= Gills Creek =

Stream in Richland County, South Carolina, U.S.

Gills Creek is a stream in Richland County, South Carolina which drains into the Congaree River. Gills Creek was settled primarily in the 1780s and since the 1960s the creek area has become highly urbanized as part of the region around Columbia, South Carolina. The watershed includes over 70 miles of streams and tributaries and has become significantly polluted with the urbanization.

==Geography==
Gills Creek is located entirely in what is currently metropolitan Columbia, South Carolina and empties into the Congaree River. The creek originates at a small spring-fed pond.

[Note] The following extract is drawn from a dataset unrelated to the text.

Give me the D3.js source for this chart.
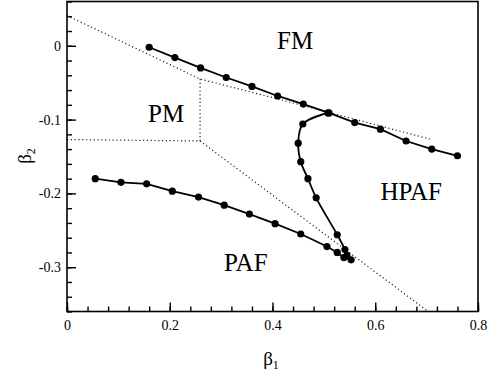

The mean streamflow is 77 cubic feet per second.

==Watershed==
The Gills Creek watershed includes over 70 miles and 47,000 acres of land made up of Gills Creek and a number of tributaries (including Jackson Creek and Little Jackson Creek, among others). The watershed is considered "one of the largest impaired urban watersheds" in South Carolina. A 1999 United States Geological Survey report found high pesticide levels in Gills Creek which could be harmful to fish populations (although not above Environmental Protection Agency drinking standards) and fecal coliform levels that make the creek not "safe for swimming or other direct bodycontact
activities."

==History==
The creek was named after James Gill, a settler in the 1740s. In the 1780s, Wade Hampton I and Thomas Taylor bought large tracts of land and set up plantations on the East and West sides of the Gills Creek. Part of Taylor's plantation would eventually become the city of Columbia with legislation passed in 1786. The area remained largely agricultural until the Gills Creek swamp was drained and Camp Jackson was founded in 1917. Additional drainage and damming followed and led to the incorporation of the city of Forest Acres in 1935. Urban development followed in the early 1960s and the area is now largely settled and there is little barren or agricultural land use.

From October 1–5, 2015, a large portion of South Carolina and southern North Carolina received over a foot of rain, and totals exceeded 20 inches across much of eastern South Carolina. Columbia (the capital) broke its all-time wettest 1-day, 2-day, and 3-day periods on record with Sunday, October 4 being the wettest day in the history of the city. This event was characterized as a 1000 year rainfall event. A Federal state of emergency was declared for South Carolina on October 3. Five dams in the Gills Creek Watershed breached: Pinetree Lake, Semmes Lake, Upper Rocky Ford Lake, Rocky Ford Lake, and Cary Lake. The extensive flooding has caused several deaths, displaced an unknown number of residents, washed out a number of roads and bridges, and caused a yet-to-be-determined amount of property damage.

==Crossings==
The following is a list of crossings of Gills Creek. List may be incomplete.
Begins at the Congaree River

- Bluff Road
- Interstate 77
- Shop Road
- Garners Ferry Road
- Rosewood Drive
- Devine Street
- Fort Jackson Blvd
- Kilbourne Road
- Quail Lane
- Forest Drive
- Eastshore Road
- Boyden Arbor Road
- (2 Unknown Roads)
- Park Road
- 6TH Division Road
- Percival Road
- Marsh Deer Way
- Interstate 20
- Gills Crossing Road

==Advocacy groups==
The Gills Creek Watershed Association is a partnership of citizens, government, organizations, and business dedicated to restoring and protecting the Gills Creek Watershed.